Della medesima opinione risulta infatti un altro genitore, ugualmente devastato dal dolore ma che non rifiuta in alcun caso il confronto con la realtà e con i suoi deludenti risultati; la madre di Denise Pipitone, Piera Maggio,infatti, non si è mai sottratta agli organi di stampa nei quali ha sempre riposto una gran fiducia: “Sono particolarmente vicina a tutti i genitori che hanno subito il trauma di un minore scomparso o ucciso, perchè conosco da vicino quali atroci sofferenze colpiscono queste persone. Nonostante ciò ritengo che sia sempre importante perseguire l'obiettivo della ricerca e della giustizia, favorendo la diffusione delle immagini dei bambini e incentivando le campagne di sensibilizzazione mediatica e le strategie operative”. “Nonostante osservi un'attenzione da parte della magistratura a risolvere pienamente il caso, per una madre gli anni trascorsi sono una attesa interminabile che giorno dopo giorno devasta l'animo e ogni pensiero – conclude la donna-. In questo periodo di particolari sconvolgimenti per quanto riguarda la cronaca nazionale relativa ai minori scomparsi, ho voluto astenermi a partecipare a trasmissioni televisive, intensificando invece quella parte di solito trascurata che concerne l'approfondimento della tematica a livello europeo, per una più ampia personale comprensione”.

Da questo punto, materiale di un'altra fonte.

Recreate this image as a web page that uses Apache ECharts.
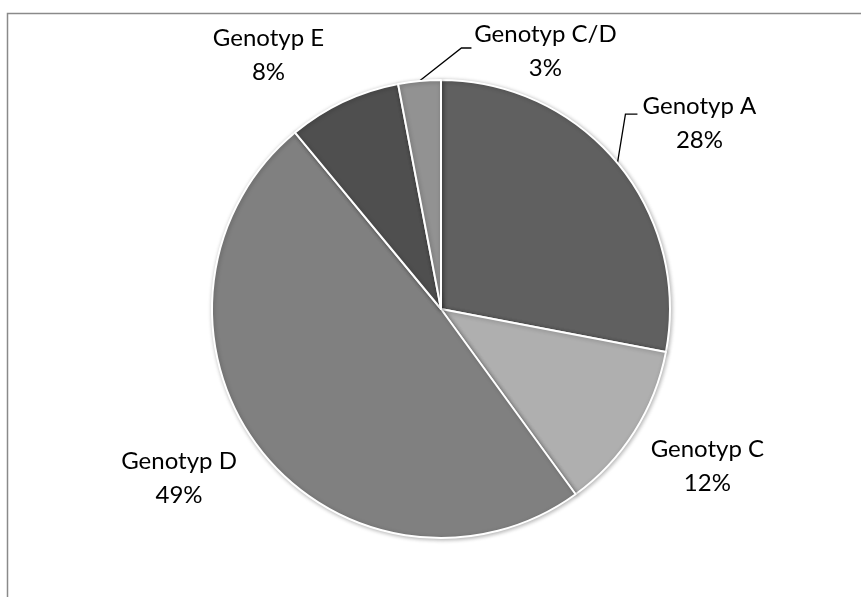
<!DOCTYPE html>
<html>
<head>
<meta charset="utf-8">
<title>Genotyp</title>
<script src="https://cdn.jsdelivr.net/npm/echarts@6/dist/echarts.min.js"></script>
<style>
  html, body { margin: 0; padding: 0; background: #ffffff; }
  #chart { width: 861px; height: 597px; }
</style>
</head>
<body>
<div id="chart"></div>
<script>
// Genotype shares (percent), clockwise from 12 o'clock
const categories = ['Genotyp A', 'Genotyp C', 'Genotyp D', 'Genotyp E', 'Genotyp C/D'];
const shares = [28, 12, 49, 8, 3];
const sliceColors = ['#606060', '#afafaf', '#808080', '#4f4f4f', '#929292'];

// Label placement relative to the slice's outer anchor point supplied by the library
const labelOffsets = [[82, -40], [73, 35], [-81, 29], [-75, -47], [126, -30]];
// Leader line bends (relative to the anchor); null = no leader
const leaderBends = [[[8, -49], [20, -49]], null, null, null, [[42, -33], [52, -33]]];

const FONT = 'Lato, "Open Sans", "Noto Sans", sans-serif';

const chart = echarts.init(document.getElementById('chart'), null, { renderer: 'canvas' });

const option = {
  backgroundColor: '#ffffff',
  animation: false,
  graphic: [{
    type: 'rect',
    shape: { x: 7.5, y: 13.5, width: 1000, height: 800 },
    style: { fill: 'none', stroke: '#8a8a8a', lineWidth: 1.5 },
    silent: true,
    z: 0
  }],
  series: [{
    type: 'pie',
    center: [441, 309],
    radius: 229,
    startAngle: 90,
    clockwise: true,
    avoidLabelOverlap: false,
    data: categories.map((name, i) => ({
      name: name,
      value: shares[i],
      itemStyle: { color: sliceColors[i] }
    })),
    itemStyle: {
      borderColor: '#ffffff',
      borderWidth: 2,
      shadowBlur: 4,
      shadowColor: 'rgba(0,0,0,0.28)',
      shadowOffsetX: 1,
      shadowOffsetY: 1
    },
    label: {
      show: true,
      position: 'outside',
      formatter: '{n|{b}}\n{n|{c}%}',
      rich: {
        n: {
          fontFamily: FONT,
          fontSize: 24,
          lineHeight: 34,
          color: '#000000',
          align: 'center'
        }
      }
    },
    labelLine: {
      show: true,
      length: 10,
      length2: 10,
      lineStyle: { color: '#000000', width: 1.3 }
    },
    emphasis: { disabled: true },
    labelLayout: function (params) {
      const i = params.dataIndex;
      const pts = params.labelLinePoints;
      const anchor = pts ? pts[0] : [params.rect.x, params.rect.y];
      const off = labelOffsets[i];
      const bends = leaderBends[i];
      const linePts = bends
        ? [anchor, [anchor[0] + bends[0][0], anchor[1] + bends[0][1]], [anchor[0] + bends[1][0], anchor[1] + bends[1][1]]]
        : [anchor, anchor, anchor];
      return {
        x: anchor[0] + off[0],
        y: anchor[1] + off[1],
        align: 'center',
        verticalAlign: 'middle',
        labelLinePoints: linePts
      };
    }
  }]
};

chart.setOption(option);
</script>
</body>
</html>
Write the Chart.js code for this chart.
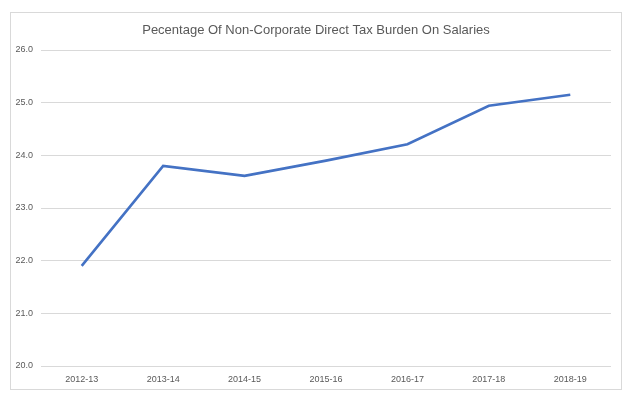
<!DOCTYPE html>
<html>
<head>
<meta charset="utf-8">
<script src="https://cdn.jsdelivr.net/npm/chart.js@4"></script>
<style>
  html, body { margin: 0; padding: 0; background: #fff; }
  #box {
    position: absolute; left: 10px; top: 12px;
    width: 612px; height: 378px;
    box-sizing: border-box; border: 1px solid #d9d9d9;
  }
  #box canvas { display: block; }
</style>
</head>
<body>
<div id="box"><canvas id="chart" width="610" height="376"></canvas></div>
<script>
const years = ["2012-13", "2013-14", "2014-15", "2015-16", "2016-17", "2017-18", "2018-19"];
const burden = [21.9, 23.8, 23.61, 23.9, 24.21, 24.94, 25.15];
const yMin = 20;
const yMax = 26;
const titleText = "Pecentage Of Non-Corporate Direct Tax Burden On Salaries";

const ctx = document.getElementById("chart");

// center the title on the whole canvas, not just the padded layout box
const centerTitle = {
  id: "centerTitle",
  afterLayout(chart) {
    if (chart.titleBlock) {
      chart.titleBlock.left = 0;
      chart.titleBlock.right = chart.width;
      chart.titleBlock.width = chart.width;
    }
  },
};

new Chart(ctx, {
  type: "line",
  data: {
    labels: years,
    datasets: [
      {
        label: "Burden",
        data: burden,
        borderColor: "#4472C4",
        backgroundColor: "#4472C4",
        borderWidth: 2.6,
        pointRadius: 0,
        tension: 0,
        fill: false,
      },
    ],
  },
  options: {
    responsive: false,
    animation: false,
    layout: { padding: { left: 0, right: 10, top: 0, bottom: 0 } },
    plugins: {
      legend: { display: false },
      tooltip: { enabled: false },
      title: {
        display: true,
        text: titleText,
        color: "#595959",
        font: { family: "Liberation Sans", size: 13, weight: "normal" },
        padding: { top: 10, bottom: 11.4 },
      },
    },
    scales: {
      x: {
        offset: true,
        grid: { display: false, drawTicks: false },
        border: { display: false },
        ticks: {
          color: "#595959",
          font: { family: "Liberation Sans", size: 9 },
          padding: 8,
          maxRotation: 0,
        },
        afterFit: (scale) => { scale.height = 23; },
      },
      y: {
        min: yMin,
        max: yMax,
        grid: { color: "#d9d9d9", lineWidth: 1, drawTicks: false },
        border: { display: false },
        ticks: {
          stepSize: 1,
          color: "#595959",
          font: { family: "Liberation Sans", size: 9 },
          padding: 8,
          callback: (v) => Number(v).toFixed(1),
        },
        afterFit: (scale) => { scale.width = 30; },
      },
    },
  },
  plugins: [centerTitle],
});
</script>
</body>
</html>
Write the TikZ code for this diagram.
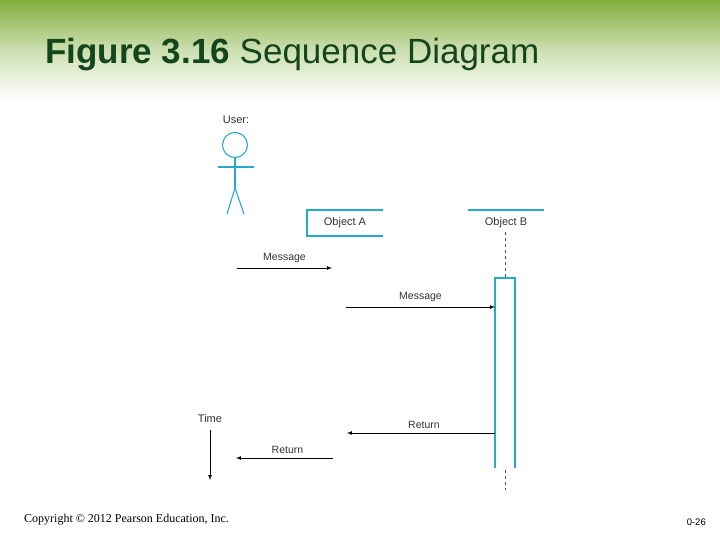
\documentclass[tikz,border=0pt]{standalone}
\usepackage{fontspec}
\setmainfont{Liberation Sans}
\newfontfamily\serifz{Liberation Serif}
\definecolor{cy}{RGB}{40,170,205}
\definecolor{hdr}{RGB}{130,175,60}
\definecolor{ttl}{RGB}{20,70,30}
\begin{document}
\begin{tikzpicture}[x=1pt,y=-1pt,
  cyl/.style={draw=cy,line width=1.1pt},
  msg/.style={draw=black,line width=0.7pt,-latex},
  lbl/.style={font=\fontsize{10.5}{12}\selectfont,text=black!80,inner sep=0},
  objlbl/.style={font=\fontsize{11}{12}\selectfont,text=black!80,inner sep=0}]
\useasboundingbox (0,0) rectangle (720,540);
\fill[white] (0,0) rectangle (720,540);
\shade[top color=hdr,bottom color=white,middle color=hdr!40] (0,0) rectangle (720,100);
\node[anchor=base west,inner sep=0,font=\fontsize{35}{40}\selectfont,text=ttl] (title) at (45,64) {\textbf{Figure 3.16} Sequence Diagram};
% actor
\node[objlbl] (user) at (236,120) {User:};
\draw[cyl] (235,145) circle (12.5);
\draw[cyl] (218,167) -- (254,167);
\draw[cyl] (235,157.5) -- (235,188) coordinate (hip);
\draw[cyl] (227,214) -- (hip) -- (244,214);
% object A
\draw[cyl] (383,210) -- (307,210) -- (307,236) -- (383,236);
\node[objlbl] (oa) at (345,223) {Object A};
% object B
\draw[cyl] (468,210) -- (544,210);
\node[objlbl] (ob) at (506,223) {Object B};
\draw[dashed,black!70,line width=0.6pt] (505,232) -- (505,278);
\draw[cyl] (495,468) -- (495,278) -- (515,278) -- (515,468);
\draw[dashed,black!70,line width=0.6pt] (505,470) -- (505,490);
% messages
\coordinate (m1a) at (237,268); \coordinate (m1b) at (332,268);
\draw[msg] (m1a) -- node[lbl,above=5pt] (l1) {Message} (m1b);
\coordinate (m2a) at (346,307); \coordinate (m2b) at (495,307);
\draw[msg] (m2a) -- node[lbl,above=5pt] (l2) {Message} (m2b);
\coordinate (r1a) at (495,433); \coordinate (r1b) at (347,433);
\draw[msg] (r1a) -- node[lbl,above=4pt,xshift=3pt] (l3) {Return} (r1b);
\coordinate (r2a) at (333,458); \coordinate (r2b) at (236,458);
\draw[msg] (r2a) -- node[lbl,above=4pt,xshift=3pt] (l4) {Return} (r2b);
% time
\node[objlbl] (time) at (210,419) {Time};
\draw[msg] (210,430) -- (210,480);
% footer
\node[anchor=base west,inner sep=0,font=\serifz\fontsize{12}{14}\selectfont] (copy) at (24,522) {Copyright © 2012 Pearson Education, Inc.};
\node[anchor=base east,inner sep=0,font=\fontsize{9.5}{10}\selectfont] (pg) at (706,525) {0-26};
\end{tikzpicture}
\end{document}
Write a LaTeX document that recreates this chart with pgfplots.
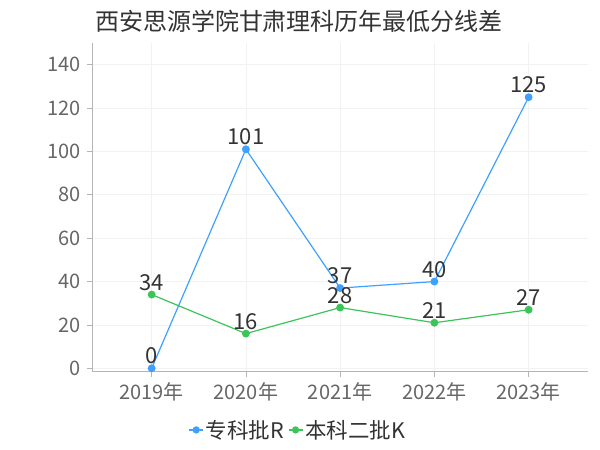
\documentclass[border=0pt]{standalone}
\usepackage{pgfplots}
\pgfplotsset{compat=1.18}
\usepackage{fontspec}
\setmainfont{Noto Sans CJK SC}
\definecolor{cblue}{HTML}{3FA0FF}
\definecolor{cgreen}{HTML}{3CC35A}
\definecolor{tickgray}{HTML}{666666}
\definecolor{labgray}{HTML}{333333}
\definecolor{gridc}{HTML}{F2F2F2}
\definecolor{axisc}{HTML}{B5B5B5}
\begin{document}
\begin{tikzpicture}[x=1pt,y=1pt]
\path (0,0) rectangle (600,450);
\node[font=\fontsize{24}{28}\selectfont, text=labgray] at (299,429) {西安思源学院甘肃理科历年最低分线差};
\begin{axis}[
  at={(92pt,78pt)}, anchor=south west,
  scale only axis, width=496pt, height=329pt,
  xmin=-0.633, xmax=4.63, ymin=-1.7, ymax=150,
  xtick={0,1,2,3,4},
  xticklabels={2019年,2020年,2021年,2022年,2023年},
  ytick={0,20,40,60,80,100,120,140},
  /pgf/number format/assume math mode=true,
  ticklabel style={font=\fontsize{20}{23}\selectfont, text=tickgray},
  tick style={axisc, line width=0.8pt},
  major tick length=5pt,
  tick align=outside,
  xtick pos=bottom, ytick pos=left,
  axis x line*=bottom, axis y line*=left,
  axis line style={axisc, line width=1pt, -},
  grid=major,
  major grid style={gridc, line width=0.8pt},
  yticklabel style={xshift=-3pt},
  xticklabel style={yshift=-2pt},
  every node near coord/.append style={font=\fontsize{22}{26}\selectfont, text=labgray, anchor=south, inner sep=0pt, yshift=3.5pt},
  legend style={at={(0.415,-0.176)}, anchor=center, draw=none, fill=none,
    font=\fontsize{21.5}{24}\selectfont, text=labgray, legend columns=2,
    /tikz/every even column/.append style={column sep=2pt}},
  legend image code/.code={
    \draw[#1, mark=none] (0pt,0pt) -- (14pt,0pt);
    \fill[#1] (7pt,0pt) circle (3pt);
  },
  clip=false,
]
\addplot+[cblue, line width=1.2pt, mark=*, mark size=3.3pt, mark options={fill=cblue, draw=cblue}, nodes near coords] coordinates {(0,0) (1,101) (2,37) (3,40) (4,125)};
\addlegendentry{专科批R}
\addplot+[cgreen, line width=1.2pt, mark=*, mark size=3.3pt, mark options={fill=cgreen, draw=cgreen}, nodes near coords] coordinates {(0,34) (1,16) (2,28) (3,21) (4,27)};
\addlegendentry{本科二批K}
\end{axis}
\end{tikzpicture}
\end{document}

Va decadendo sempre di più l’ipotesi di un coinvolgimento da parte di sette sataniche, come spiega è Giovanni Panunzio, fondatore di Telefono Antiplagio e studioso di esoterismo: “A meno che non ci si trovi di fronte a dilettanti del simbolismo sacrificale. La X potrebbe essere assimilata anche a due immagini cristiane: il calice, dove la coppa e la base sono ambivalenti, e la croce di sant'Andrea, che però sarebbe stata plausibile non sulla schiena di Yara, ma sul torace, all'altezza del plesso solare, perché il sole rappresenta un percorso di iniziazione”.
L’unica cosa che resta da sperare è che si attui effettivamente quanto sostenuto dallo stesso Meroni che ha concluso la conferenza stampa con un riferimento allo schema presentato da Berlusconi in materia di riforma della giustizia; il disegno ritrarrebbe una bilancia in cui, trasferendo la metafora sul piano del caso Gambirasio, il pm è dalla parte della vittima: “Mi limito a rappresentare la situazione attuale – ha spiegato il pubblico ministero – nel quale la magistratura non rappresenta solo se stessa ma anche la parte lesa e la comunità scossa da questo delitto”.